This past Tuesday, Senate Majority Leader Harry Reid filed cloture on the nomination of David Hamilton to the 7th Circuit Court of Appeals. A vote is currently scheduled for next week. Also, Reid began the Rule 14 process on the House health care bill, which allows it to be brought to the Senate calendar, although it does not mean the Senate will take up the bill yet. A bill Reid has put together is still being scored by CBO.

Politico reports today, “Under pressure from a double-digit unemployment rate, President Barack Obama announced Thursday that he will hold a jobs summit at the White House in December.” The announcement comes less than a week after the unemployment rate hit 10.2%. The timing recalls other press events held by the White House in the face of unpleasant news. For instance, a week after signing the $787 billion stimulus bill, Obama decided to host a “fiscal responsibility summit.”

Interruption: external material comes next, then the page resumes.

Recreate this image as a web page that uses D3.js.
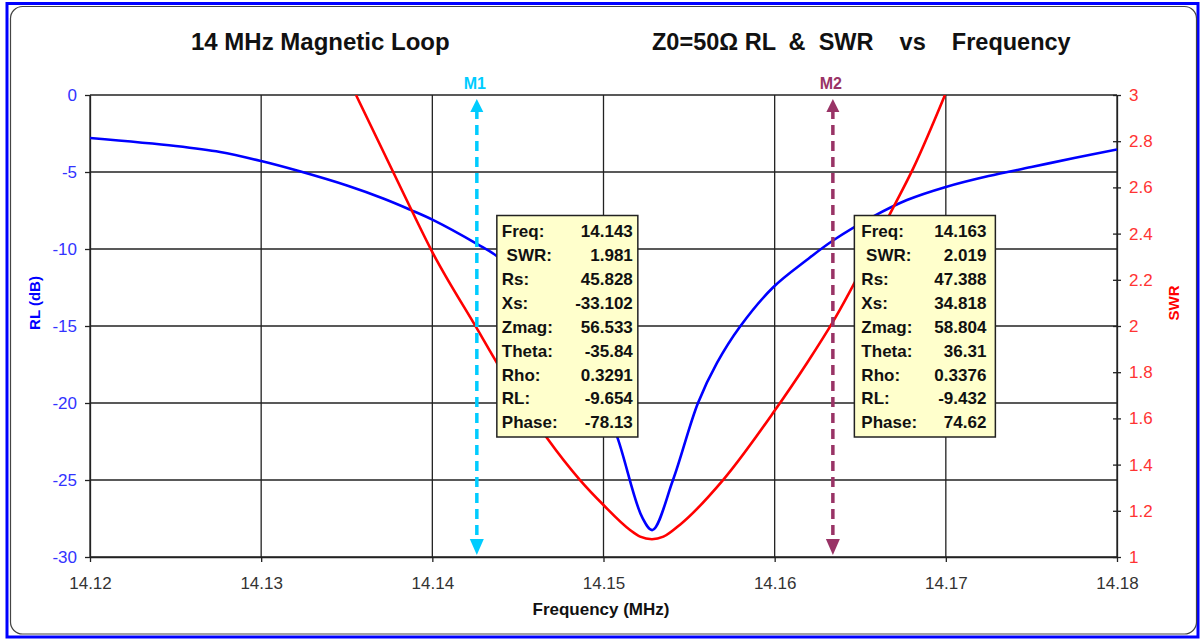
<!DOCTYPE html>
<html>
<head>
<meta charset="utf-8">
<script src="https://cdn.jsdelivr.net/npm/d3@7/dist/d3.min.js"></script>
<style>
  body { margin: 0; background: #fff; }
  svg text { font-family: "Liberation Sans", Arial, sans-serif; }
</style>
</head>
<body>
<div class="chart"></div>
<script>
// RL curve (dB)
const rlFreq = [14.1200, 14.1250, 14.1276, 14.1300, 14.1322, 14.1351, 14.13713,
  14.13869, 14.14006, 14.1426, 14.14376, 14.1460, 14.1480, 14.1495, 14.1508, 14.15225, 14.15286,
  14.15406, 14.15552, 14.15663, 14.15797, 14.1599, 14.16189, 14.16341, 14.16574,
  14.16773, 14.1700, 14.1725, 14.1750, 14.1775, 14.1800];
const rlValues = [-2.79, -3.31, -3.70, -4.29, -4.94, -5.91, -6.72,
  -7.44, -8.12, -9.66, -10.45, -12.8, -15.6, -18.6, -22.2, -27.4, -28.25,
  -25.0, -20.0, -17.4, -15.05, -12.5, -10.7, -9.45, -7.9,
  -6.82, -5.97, -5.26, -4.68, -4.09, -3.54];

// SWR curve
const swrFreq = [14.13554, 14.13869, 14.1400, 14.14267, 14.14378, 14.1452, 14.1467, 14.14863, 14.1500,
  14.15155, 14.15214, 14.15283, 14.1535, 14.15447, 14.15698, 14.1599, 14.16189, 14.16341,
  14.16691, 14.16808, 14.16995];
const swrValues = [3.0, 2.516, 2.32, 1.981, 1.84, 1.68, 1.515, 1.333, 1.225,
  1.117, 1.088, 1.077, 1.088, 1.14, 1.333, 1.623, 1.84, 2.019,
  2.51, 2.68, 3.0];

const freqTicks = [14.12, 14.13, 14.14, 14.15, 14.16, 14.17, 14.18];
const rlTicks = [-30, -25, -20, -15, -10, -5, 0];
const swrTicks = [1, 1.2, 1.4, 1.6, 1.8, 2, 2.2, 2.4, 2.6, 2.8, 3];

const markerNames = ["M1", "M2"];
const markerFreqs = [14.1426, 14.1634];
const boxLabels = ["Freq:", " SWR:", "Rs:", "Xs:", "Zmag:", "Theta:", "Rho:", "RL:", "Phase:"];
const m1Values = ["14.143", "1.981", "45.828", "-33.102", "56.533", "-35.84", "0.3291", "-9.654", "-78.13"];
const m2Values = ["14.163", "2.019", "47.388", "34.818", "58.804", "36.31", "0.3376", "-9.432", "74.62"];

const w = 1202, h = 639;
const margin = { top: 95, bottom: 82, left: 90, right: 85 };
const markerColors = ["#00ccff", "#993366"];

const svg = d3.select(".chart").append("svg")
  .attr("width", w).attr("height", h);

// frame
svg.append("rect").attr("x", 7).attr("y", 3.5).attr("width", 1191).attr("height", 633.5)
  .attr("fill", "#fff").attr("stroke", "#0000ff").attr("stroke-width", 3);
svg.append("rect").attr("x", 10.5).attr("y", 6.5).attr("width", 1186).attr("height", 627.5)
  .attr("rx", 12).attr("fill", "#fff").attr("stroke", "#444").attr("stroke-width", 1.2);

const xScale = d3.scaleLinear().domain([14.12, 14.18]).range([margin.left, w - margin.right]);
const yRL = d3.scaleLinear().domain([-30, 0]).range([h - margin.bottom, margin.top]);
const ySWR = d3.scaleLinear().domain([1, 3]).range([h - margin.bottom, margin.top]);

// grid
const grid = svg.append("g").attr("stroke", "#222").attr("stroke-width", 1.3);
grid.selectAll(".vg").data(freqTicks).enter().append("line")
  .attr("x1", d => xScale(d)).attr("x2", d => xScale(d))
  .attr("y1", yRL(0)).attr("y2", yRL(-30));
grid.selectAll(".hg").data(rlTicks).enter().append("line")
  .attr("x1", xScale(14.12)).attr("x2", xScale(14.18))
  .attr("y1", d => yRL(d)).attr("y2", d => yRL(d));

// axes
const xAxis = svg.append("g")
  .attr("transform", `translate(0, ${yRL(-30)})`)
  .call(d3.axisBottom(xScale).tickValues(freqTicks).tickFormat(d3.format(".2f"))
    .tickSize(5).tickSizeOuter(0).tickPadding(15));
xAxis.selectAll("text").attr("fill", "#333").style("font-size", "17px");

const yAxisL = svg.append("g")
  .attr("transform", `translate(${xScale(14.12)}, 0)`)
  .call(d3.axisLeft(yRL).tickValues(rlTicks).tickFormat(d => String(d))
    .tickSize(5).tickSizeOuter(0).tickPadding(8));
yAxisL.selectAll("text").attr("fill", "#3333ff").style("font-size", "17px");

const yAxisR = svg.append("g")
  .attr("transform", `translate(${xScale(14.18)}, 0)`)
  .call(d3.axisRight(ySWR).tickValues(swrTicks).tickFormat(d => String(+d.toFixed(1)))
    .tickSize(4).tickSizeOuter(0).tickPadding(8));
yAxisR.selectAll(".tick line").attr("x1", -4).attr("x2", 4);
yAxisR.selectAll("text").attr("fill", "#ff3333").style("font-size", "17px");

svg.selectAll(".domain, .tick line").attr("stroke", "#222").attr("stroke-width", 1.3);

// clip for curves
svg.append("clipPath").attr("id", "plot").append("rect")
  .attr("x", xScale(14.12)).attr("y", yRL(0))
  .attr("width", xScale(14.18) - xScale(14.12)).attr("height", yRL(-30) - yRL(0));

const rlLine = d3.line().x(d => xScale(d[0])).y(d => yRL(d[1])).curve(d3.curveCatmullRom.alpha(0.5));
const swrLine = d3.line().x(d => xScale(d[0])).y(d => ySWR(d[1])).curve(d3.curveMonotoneX);

const curves = svg.append("g").attr("clip-path", "url(#plot)");
curves.append("path").datum(d3.zip(rlFreq, rlValues))
  .attr("d", rlLine).attr("fill", "none").attr("stroke", "#0000ff").attr("stroke-width", 2.6);
curves.append("path").datum(d3.zip(swrFreq, swrValues))
  .attr("d", swrLine).attr("fill", "none").attr("stroke", "#ff0000").attr("stroke-width", 2.6);

// markers
markerFreqs.forEach((f, i) => {
  const mx = xScale(f);
  const col = markerColors[i];
  const top = yRL(0), bot = yRL(-30);
  svg.append("line").attr("x1", mx).attr("x2", mx).attr("y1", top + 14).attr("y2", bot - 14)
    .attr("stroke", col).attr("stroke-width", 3.5).attr("stroke-dasharray", "10,6");
  svg.append("path").attr("d", `M${mx},${top + 4}L${mx - 6.5},${top + 17}L${mx + 6.5},${top + 17}Z`).attr("fill", col);
  svg.append("path").attr("d", `M${mx},${bot - 2}L${mx - 7},${bot - 18}L${mx + 7},${bot - 18}Z`).attr("fill", col);
  svg.append("text").attr("x", mx - 2).attr("y", 89).attr("text-anchor", "middle")
    .attr("fill", col).style("font-size", "16px").style("font-weight", "bold").text(markerNames[i]);
});

// data boxes
function dataBox(f, values, dx, valRight, labLeft) {
  const bx = xScale(f) + dx;
  const g = svg.append("g");
  g.append("rect").attr("x", bx).attr("y", 215.5).attr("width", 141).attr("height", 221.5)
    .attr("fill", "#ffffcc").attr("stroke", "#222").attr("stroke-width", 1.5);
  boxLabels.forEach((lab, k) => {
    const ty = 230.7 + k * 23.95;
    g.append("text").attr("x", bx + labLeft).attr("y", ty).attr("dy", "0.36em")
      .style("white-space", "pre").style("font-size", "17px").style("font-weight", "bold")
      .attr("fill", "#111").text(lab);
    g.append("text").attr("x", bx + valRight).attr("y", ty).attr("dy", "0.36em")
      .attr("text-anchor", "end").style("font-size", "17px").style("font-weight", "bold")
      .attr("fill", "#111").text(values[k]);
  });
}
dataBox(markerFreqs[0], m1Values, 20, 136, 5);
dataBox(markerFreqs[1], m2Values, 21.5, 132, 7);

// titles
svg.append("text").attr("x", 191).attr("y", 50).style("font-size", "24px").style("font-weight", "bold")
  .attr("fill", "#111").text("14 MHz Magnetic Loop");
svg.append("text").attr("x", 652).attr("y", 50).style("font-size", "23.5px").style("font-weight", "bold")
  .style("white-space", "pre").attr("fill", "#111").text("Z0=50\u03A9 RL  &  SWR    vs    Frequency");

svg.append("text").attr("x", 601).attr("y", 615).attr("text-anchor", "middle")
  .style("font-size", "17px").style("font-weight", "bold").attr("fill", "#111").text("Frequency (MHz)");
svg.append("text").attr("transform", "translate(40, 303) rotate(-90)").attr("text-anchor", "middle")
  .style("font-size", "15px").style("font-weight", "bold").attr("fill", "#0000ff").text("RL (dB)");
svg.append("text").attr("transform", "translate(1179, 303) rotate(-90)").attr("text-anchor", "middle")
  .style("font-size", "15px").style("font-weight", "bold").attr("fill", "#ff0000").text("SWR");
</script>
</body>
</html>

Of course, this is all while the administration continues to come under fire for the problems with its first attempt to address unemployment. The Boston Globe reported yesterday, “While Massachusetts recipients of federal stimulus money collectively report 12,374 jobs saved or created, a Globe review shows that number is wildly exaggerated. Organizations that received stimulus money miscounted jobs, filed erroneous figures, or claimed jobs for work that has not yet started.” Sounds like many of the people counting these days are prevaricators. This comes on the heels of a story from The Denver Post on Tuesday which reported that numbers in Colorado were “inflated by at least 1,000 jobs” and similar stories across the country.

The editors at the San Diego Union-Tribune are not amused and wrote in a scathing editorial yesterday: “The errors were not of a minor or technical nature. They were egregious. . . . It’s not government as usual. Instead, it appears to reflect a decision to distort government data collection to support explicitly political agendas. With U.S. unemployment now topping 10 percent, the Obama administration is struggling more than ever to fashion credible counterarguments to the assertion made by this editorial page and many pundits and economists that the massive stimulus measure was a poorly thought-out pork fest that wouldn’t work. What’s the easiest way to defend the stimulus? Make up claims about its glorious results.”

At the same time as the administration is looking for new ways to address the ailing economy, its allies in Congress seem to be pushing plans that will only serve to weaken it. According to the AP, “Majority Leader Harry Reid is considering a plan for higher payroll taxes on the upper-income earners to help finance health care legislation he intends to introduce in the Senate in the next several days, numerous Democratic officials said Wednesday. These officials said one of the options Reid has had under review would raise the payroll tax that goes to Medicare, but only on income above $250,000 a year. Current law sets the tax at 1.45 percent of income, an amount matched by employers.” And The Wall Street Journal editors note, “House Democrats are funding their new entitlement with a 5.4% surtax on incomes above $500,000 for individuals and above $1 million for joint filers. The surcharge is intended to snag the greatest number of taxpayers to raise some $460.5 billion, and so the House has written it to apply to modified adjusted gross income. That means it includes both capital gains and dividends.”

With respect to the prior non-committed of Stimulus money and recent actions, we could speculate that the Obama Administration will use these funds to "buy votes" from Congressmen on bills supporting their agenda, or they will release funds by the end of second quarter of 2010 in the districts of Democrat incumbents to bolster their re-election efforts. In truth, if President Obama were looking for ways to address unemployment, he could ask Democrats in Congress to back off the job-killing aspects of the massive health care bills, especially the hundreds of billions in tax hikes. Instead, the White House appears to be more interested in holding events for the press and attempting to justify the wasteful stimulus bill as more Americans lose their jobs. Folks, "Post-American" Democrats don't care what the majority of the American people want. They intend to finance their agenda with More Debt to be paid by your children and grandchildren.